Plotting code records
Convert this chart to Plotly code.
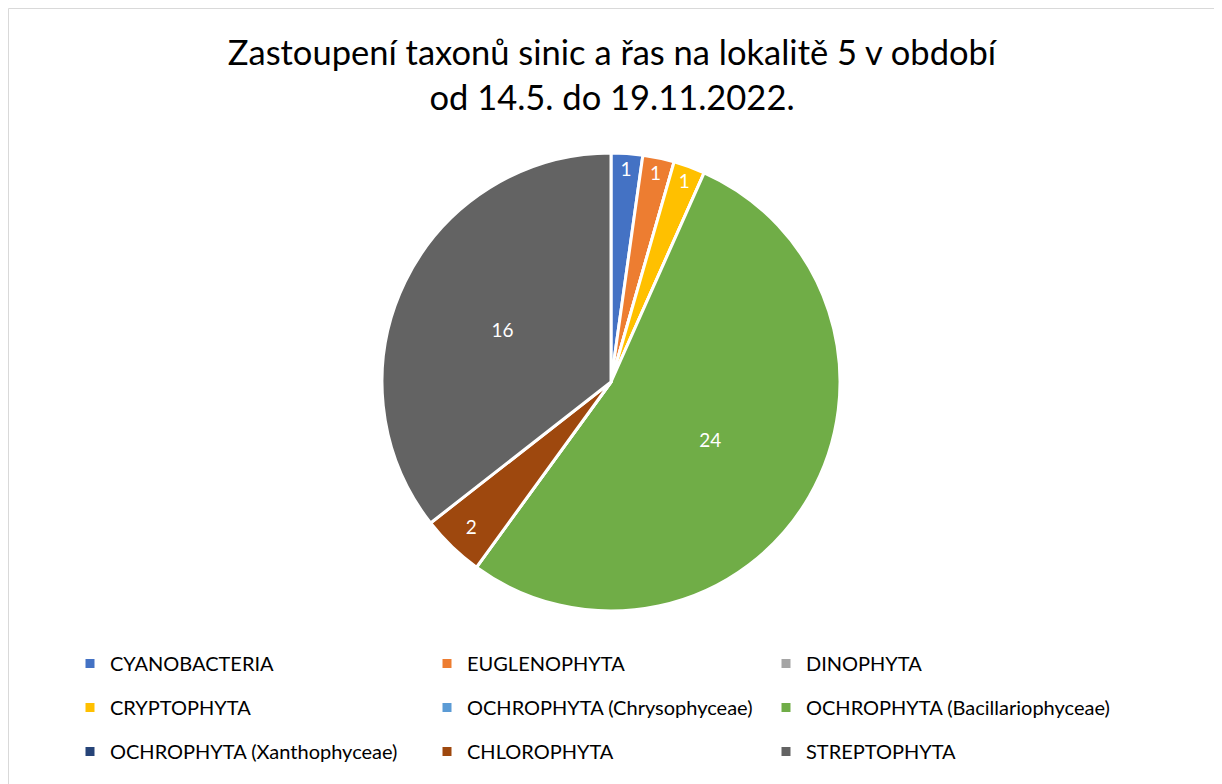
import plotly.graph_objects as go

labels = ["CYANOBACTERIA", "EUGLENOPHYTA", "DINOPHYTA", "CRYPTOPHYTA",
          "OCHROPHYTA (Chrysophyceae)", "OCHROPHYTA (Bacillariophyceae)",
          "OCHROPHYTA (Xanthophyceae)", "CHLOROPHYTA", "STREPTOPHYTA"]
values = [1, 1, 0, 1, 0, 24, 0, 2, 16]
colors = ["#4472C4", "#ED7D31", "#A5A5A5", "#FFC000", "#5B9BD5",
          "#70AD47", "#264478", "#9E480E", "#636363"]

OFF = 8                      # page body margin
W, H = 1222 - OFF, 784 - OFF
cx, cy, r = 611 - OFF, 382 - OFF, 229

fig = go.Figure(go.Pie(
    labels=labels, values=values, sort=False, direction="clockwise", rotation=0,
    marker=dict(colors=colors, line=dict(color="white", width=3)),
    text=[str(v) if v else "" for v in values], textinfo="text",
    textposition="inside", insidetextorientation="horizontal",
    textfont=dict(color="white", size=19, family="Lato"),
    domain=dict(x=[(cx - r) / W, (cx + r) / W], y=[1 - (cy + r) / H, 1 - (cy - r) / H]),
    showlegend=False,
))

# legend entries: three columns, rows in reading order
col_x = [88, 445, 784]
for i, (lab, col) in enumerate(zip(labels, colors)):
    leg = ["legend", "legend2", "legend3"][i % 3]
    fig.add_trace(go.Scatter(
        x=[None], y=[None], mode="markers", name=lab, legend=leg, legendgroup=lab,
        marker=dict(symbol="square", size=9, color=col), showlegend=True,
        hoverinfo="skip"))

leg_common = dict(orientation="v", yanchor="top", xanchor="left", tracegroupgap=15,
                  font=dict(size=20, family="Lato", color="#000000"),
                  bgcolor="rgba(0,0,0,0)", itemclick=False, itemdoubleclick=False,
                  itemwidth=30)
legends = {}
for k, name in enumerate(["legend", "legend2", "legend3"]):
    legends[name] = dict(leg_common, x=(col_x[k] - 18 - OFF) / W, y=1 - (644 - OFF) / H)

fig.update_layout(
    width=W, height=H, margin=dict(l=0, r=0, t=0, b=0),
    paper_bgcolor="white", plot_bgcolor="white",
    font=dict(family="Lato", color="#000000"),
    xaxis=dict(visible=False), yaxis=dict(visible=False),
    title=dict(text="Zastoupení taxonů sinic a řas na lokalitě 5 v období<br>od 14.5. do 19.11.2022.",
               x=(612 - OFF) / W, xanchor="center", y=1 - 57 / H, yanchor="middle",
               font=dict(size=34.5, family="Lato", color="#000000")),
    shapes=[dict(type="rect", xref="paper", yref="paper", x0=0.5 / W, x1=(1215 - OFF) / W,
                 y0=-0.02, y1=1 - 0.5 / H, line=dict(color="#D9D9D9", width=1))],
    **legends,
)

fig.write_html("out.html")
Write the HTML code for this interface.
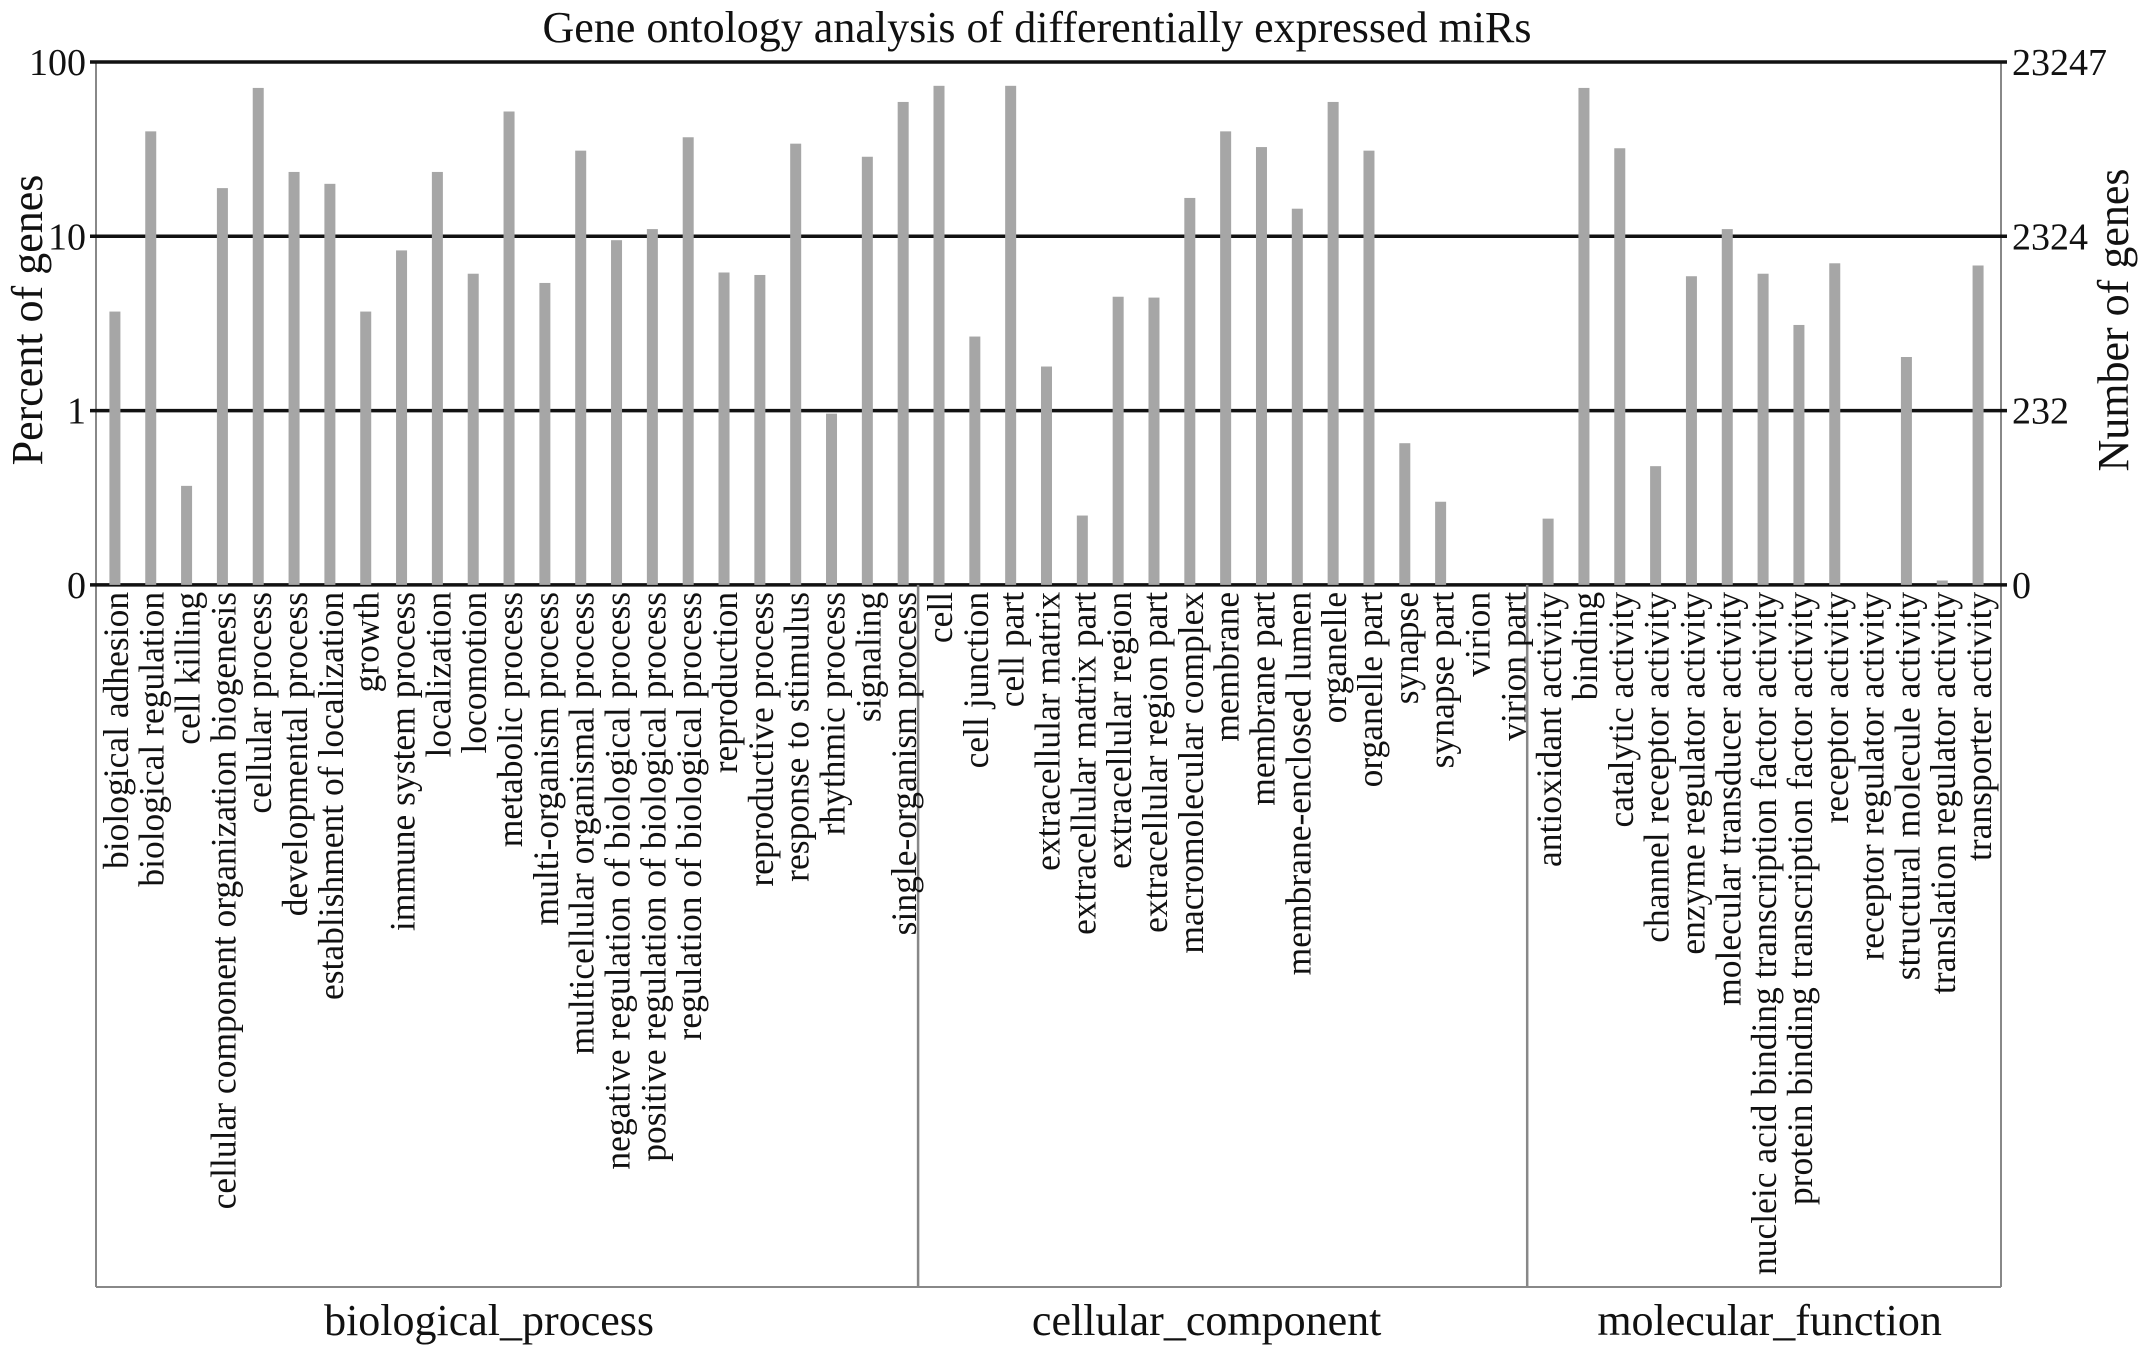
<!DOCTYPE html>
<html><head><meta charset="utf-8"><style>
html,body{margin:0;padding:0;background:#fff}
svg{display:block}
text{font-family:"Liberation Serif",serif;fill:#111}
</style></head><body>
<svg id="chart" width="2150" height="1356" viewBox="0 0 2150 1356">
<text x="1037" y="42" font-size="44" text-anchor="middle">Gene ontology analysis of differentially expressed miRs</text>
<text transform="translate(42,320) rotate(-90)" font-size="44" text-anchor="middle">Percent of genes</text>
<text transform="translate(2128,320) rotate(-90)" font-size="44" text-anchor="middle">Number of genes</text>
<g id="grid"></g><g id="bars"></g><g id="labels"></g>
</svg>
<script>
const categories=["biological adhesion","biological regulation","cell killing","cellular component organization biogenesis","cellular process","developmental process","establishment of localization","growth","immune system process","localization","locomotion","metabolic process","multi-organism process","multicellular organismal process","negative regulation of biological process","positive regulation of biological process","regulation of biological process","reproduction","reproductive process","response to stimulus","rhythmic process","signaling","single-organism process","cell","cell junction","cell part","extracellular matrix","extracellular matrix part","extracellular region","extracellular region part","macromolecular complex","membrane","membrane part","membrane-enclosed lumen","organelle","organelle part","synapse","synapse part","virion","virion part","antioxidant activity","binding","catalytic  activity","channel receptor activity","enzyme regulator activity","molecular transducer activity","nucleic acid binding transcription factor activity","protein binding transcription factor activity","receptor activity","receptor regulator activity","structural molecule activity","translation regulator activity","transporter activity"];
const percentValues=[3.7,40,0.37,18.9,71,23.4,20,3.7,8.3,23.4,6.1,52,5.4,31,9.5,11,37,6.2,6.0,34,0.96,28.6,59,73,2.66,73,1.79,0.25,4.5,4.45,16.6,40,32.5,14.4,59,31,0.65,0.30,0,0,0.24,71,32,0.48,5.9,11,6.1,3.1,7.0,0,2.03,0.106,6.8];
const groupNames=["biological_process","cellular_component","molecular_function"];
const groupSizes=[23,17,13];
const leftTicks=[0.1,1,10,100];
const leftTickLabels=["0","1","10","100"];
const rightTickLabels=["0","232","2324","23247"];

const NS="http://www.w3.org/2000/svg";
const X0=96,X1=2001,Y100=62,DEC=174.3;
const bw=35.83, XS=97;
function xScale(i){return XS+(i+0.5)*bw;}
function yScale(v){return Y100+(2-Math.log10(v))*DEC;}
const Y0=yScale(0.1),BOX=1287;
const groupLabelShift=[-20,-19,4];
function mk(tag,attrs,parent){const e=document.createElementNS(NS,tag);for(const k in attrs)e.setAttribute(k,attrs[k]);parent.appendChild(e);return e;}
const grid=document.getElementById('grid'),bars=document.getElementById('bars'),labels=document.getElementById('labels');
let l=mk('line',{x1:X0,y1:Y100,x2:X0,y2:BOX,stroke:'#888','stroke-width':2},grid);


l=mk('line',{x1:X1,y1:Y100,x2:X1,y2:BOX,stroke:'#888','stroke-width':2},grid);


l=mk('line',{x1:X0,y1:BOX,x2:X1,y2:BOX,stroke:'#888','stroke-width':2},grid);


leftTicks.forEach((t,k)=>{
  const y=yScale(t);
  const g=mk('line',{x1:X0-6,y1:y,x2:X1+6,y2:y,stroke:'#111','stroke-width':3.5},grid);
  
  
  const a=mk('text',{x:X0-10,y:y+13,'font-size':38,'text-anchor':'end'},grid);a.textContent=leftTickLabels[k];
  
  
  const b=mk('text',{x:X1+11,y:y+13,'font-size':38},grid);b.textContent=rightTickLabels[k];
  
  
});
let start=0;
groupSizes.forEach((n,g)=>{
  const xs=XS+start*bw, xe=(g==groupSizes.length-1)?X1:XS+(start+n)*bw;
  if(g>0){const s=mk('line',{x1:xs-3,y1:Y0,x2:xs-3,y2:BOX,stroke:'#888','stroke-width':2.5},grid);
    
    }
  const t=mk('text',{x:(Math.max(xs,X0)+xe)/2+groupLabelShift[g],y:1335,'font-size':44,'text-anchor':'middle'},grid);t.textContent=groupNames[g];
  
  
  start+=n;
});
categories.forEach((c,i)=>{
  const v=percentValues[i];
  if(v>0.1){
    const y=yScale(v);
    const r=mk('rect',{x:xScale(i)-5.5,y:y,width:11,height:Y0-y,fill:'#a6a6a6'},bars);
    
    
  }
  const t=mk('text',{transform:`translate(${xScale(i)+1},${Y0+7}) rotate(-90)`,'font-size':35.5,'text-anchor':'end','dominant-baseline':'central'},labels);
  t.textContent=c;
  
  
});
</script>
</body></html>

▸ TASK OBJECTIVE:
Strip out the pictures and quote the remaining data word for word.

▸ ANSWER FOR THIS EXERCISE:
Convert this chart to Plotly code.
import plotly.graph_objects as go

labels = ["CYANOBACTERIA", "EUGLENOPHYTA", "DINOPHYTA", "CRYPTOPHYTA",
          "OCHROPHYTA (Chrysophyceae)", "OCHROPHYTA (Bacillariophyceae)",
          "OCHROPHYTA (Xanthophyceae)", "CHLOROPHYTA", "STREPTOPHYTA"]
values = [1, 1, 0, 1, 0, 24, 0, 2, 16]
colors = ["#4472C4", "#ED7D31", "#A5A5A5", "#FFC000", "#5B9BD5",
          "#70AD47", "#264478", "#9E480E", "#636363"]

OFF = 8                      # page body margin
W, H = 1222 - OFF, 784 - OFF
cx, cy, r = 611 - OFF, 382 - OFF, 229

fig = go.Figure(go.Pie(
    labels=labels, values=values, sort=False, direction="clockwise", rotation=0,
    marker=dict(colors=colors, line=dict(color="white", width=3)),
    text=[str(v) if v else "" for v in values], textinfo="text",
    textposition="inside", insidetextorientation="horizontal",
    textfont=dict(color="white", size=19, family="Lato"),
    domain=dict(x=[(cx - r) / W, (cx + r) / W], y=[1 - (cy + r) / H, 1 - (cy - r) / H]),
    showlegend=False,
))

# legend entries: three columns, rows in reading order
col_x = [88, 445, 784]
for i, (lab, col) in enumerate(zip(labels, colors)):
    leg = ["legend", "legend2", "legend3"][i % 3]
    fig.add_trace(go.Scatter(
        x=[None], y=[None], mode="markers", name=lab, legend=leg, legendgroup=lab,
        marker=dict(symbol="square", size=9, color=col), showlegend=True,
        hoverinfo="skip"))

leg_common = dict(orientation="v", yanchor="top", xanchor="left", tracegroupgap=15,
                  font=dict(size=20, family="Lato", color="#000000"),
                  bgcolor="rgba(0,0,0,0)", itemclick=False, itemdoubleclick=False,
                  itemwidth=30)
legends = {}
for k, name in enumerate(["legend", "legend2", "legend3"]):
    legends[name] = dict(leg_common, x=(col_x[k] - 18 - OFF) / W, y=1 - (644 - OFF) / H)

fig.update_layout(
    width=W, height=H, margin=dict(l=0, r=0, t=0, b=0),
    paper_bgcolor="white", plot_bgcolor="white",
    font=dict(family="Lato", color="#000000"),
    xaxis=dict(visible=False), yaxis=dict(visible=False),
    title=dict(text="Zastoupení taxonů sinic a řas na lokalitě 5 v období<br>od 14.5. do 19.11.2022.",
               x=(612 - OFF) / W, xanchor="center", y=1 - 57 / H, yanchor="middle",
               font=dict(size=34.5, family="Lato", color="#000000")),
    shapes=[dict(type="rect", xref="paper", yref="paper", x0=0.5 / W, x1=(1215 - OFF) / W,
                 y0=-0.02, y1=1 - 0.5 / H, line=dict(color="#D9D9D9", width=1))],
    **legends,
)

fig.write_html("out.html")
Write the HTML code for this interface.
<!DOCTYPE html>
<html><head><meta charset="utf-8"><style>
html,body{margin:0;padding:0;background:#fff}
svg{display:block}
text{font-family:"Liberation Serif",serif;fill:#111}
</style></head><body>
<svg id="chart" width="2150" height="1356" viewBox="0 0 2150 1356">
<text x="1037" y="42" font-size="44" text-anchor="middle">Gene ontology analysis of differentially expressed miRs</text>
<text transform="translate(42,320) rotate(-90)" font-size="44" text-anchor="middle">Percent of genes</text>
<text transform="translate(2128,320) rotate(-90)" font-size="44" text-anchor="middle">Number of genes</text>
<g id="grid"></g><g id="bars"></g><g id="labels"></g>
</svg>
<script>
const categories=["biological adhesion","biological regulation","cell killing","cellular component organization biogenesis","cellular process","developmental process","establishment of localization","growth","immune system process","localization","locomotion","metabolic process","multi-organism process","multicellular organismal process","negative regulation of biological process","positive regulation of biological process","regulation of biological process","reproduction","reproductive process","response to stimulus","rhythmic process","signaling","single-organism process","cell","cell junction","cell part","extracellular matrix","extracellular matrix part","extracellular region","extracellular region part","macromolecular complex","membrane","membrane part","membrane-enclosed lumen","organelle","organelle part","synapse","synapse part","virion","virion part","antioxidant activity","binding","catalytic  activity","channel receptor activity","enzyme regulator activity","molecular transducer activity","nucleic acid binding transcription factor activity","protein binding transcription factor activity","receptor activity","receptor regulator activity","structural molecule activity","translation regulator activity","transporter activity"];
const percentValues=[3.7,40,0.37,18.9,71,23.4,20,3.7,8.3,23.4,6.1,52,5.4,31,9.5,11,37,6.2,6.0,34,0.96,28.6,59,73,2.66,73,1.79,0.25,4.5,4.45,16.6,40,32.5,14.4,59,31,0.65,0.30,0,0,0.24,71,32,0.48,5.9,11,6.1,3.1,7.0,0,2.03,0.106,6.8];
const groupNames=["biological_process","cellular_component","molecular_function"];
const groupSizes=[23,17,13];
const leftTicks=[0.1,1,10,100];
const leftTickLabels=["0","1","10","100"];
const rightTickLabels=["0","232","2324","23247"];

const NS="http://www.w3.org/2000/svg";
const X0=96,X1=2001,Y100=62,DEC=174.3;
const bw=35.83, XS=97;
function xScale(i){return XS+(i+0.5)*bw;}
function yScale(v){return Y100+(2-Math.log10(v))*DEC;}
const Y0=yScale(0.1),BOX=1287;
const groupLabelShift=[-20,-19,4];
function mk(tag,attrs,parent){const e=document.createElementNS(NS,tag);for(const k in attrs)e.setAttribute(k,attrs[k]);parent.appendChild(e);return e;}
const grid=document.getElementById('grid'),bars=document.getElementById('bars'),labels=document.getElementById('labels');
let l=mk('line',{x1:X0,y1:Y100,x2:X0,y2:BOX,stroke:'#888','stroke-width':2},grid);


l=mk('line',{x1:X1,y1:Y100,x2:X1,y2:BOX,stroke:'#888','stroke-width':2},grid);


l=mk('line',{x1:X0,y1:BOX,x2:X1,y2:BOX,stroke:'#888','stroke-width':2},grid);


leftTicks.forEach((t,k)=>{
  const y=yScale(t);
  const g=mk('line',{x1:X0-6,y1:y,x2:X1+6,y2:y,stroke:'#111','stroke-width':3.5},grid);
  
  
  const a=mk('text',{x:X0-10,y:y+13,'font-size':38,'text-anchor':'end'},grid);a.textContent=leftTickLabels[k];
  
  
  const b=mk('text',{x:X1+11,y:y+13,'font-size':38},grid);b.textContent=rightTickLabels[k];
  
  
});
let start=0;
groupSizes.forEach((n,g)=>{
  const xs=XS+start*bw, xe=(g==groupSizes.length-1)?X1:XS+(start+n)*bw;
  if(g>0){const s=mk('line',{x1:xs-3,y1:Y0,x2:xs-3,y2:BOX,stroke:'#888','stroke-width':2.5},grid);
    
    }
  const t=mk('text',{x:(Math.max(xs,X0)+xe)/2+groupLabelShift[g],y:1335,'font-size':44,'text-anchor':'middle'},grid);t.textContent=groupNames[g];
  
  
  start+=n;
});
categories.forEach((c,i)=>{
  const v=percentValues[i];
  if(v>0.1){
    const y=yScale(v);
    const r=mk('rect',{x:xScale(i)-5.5,y:y,width:11,height:Y0-y,fill:'#a6a6a6'},bars);
    
    
  }
  const t=mk('text',{transform:`translate(${xScale(i)+1},${Y0+7}) rotate(-90)`,'font-size':35.5,'text-anchor':'end','dominant-baseline':'central'},labels);
  t.textContent=c;
  
  
});
</script>
</body></html>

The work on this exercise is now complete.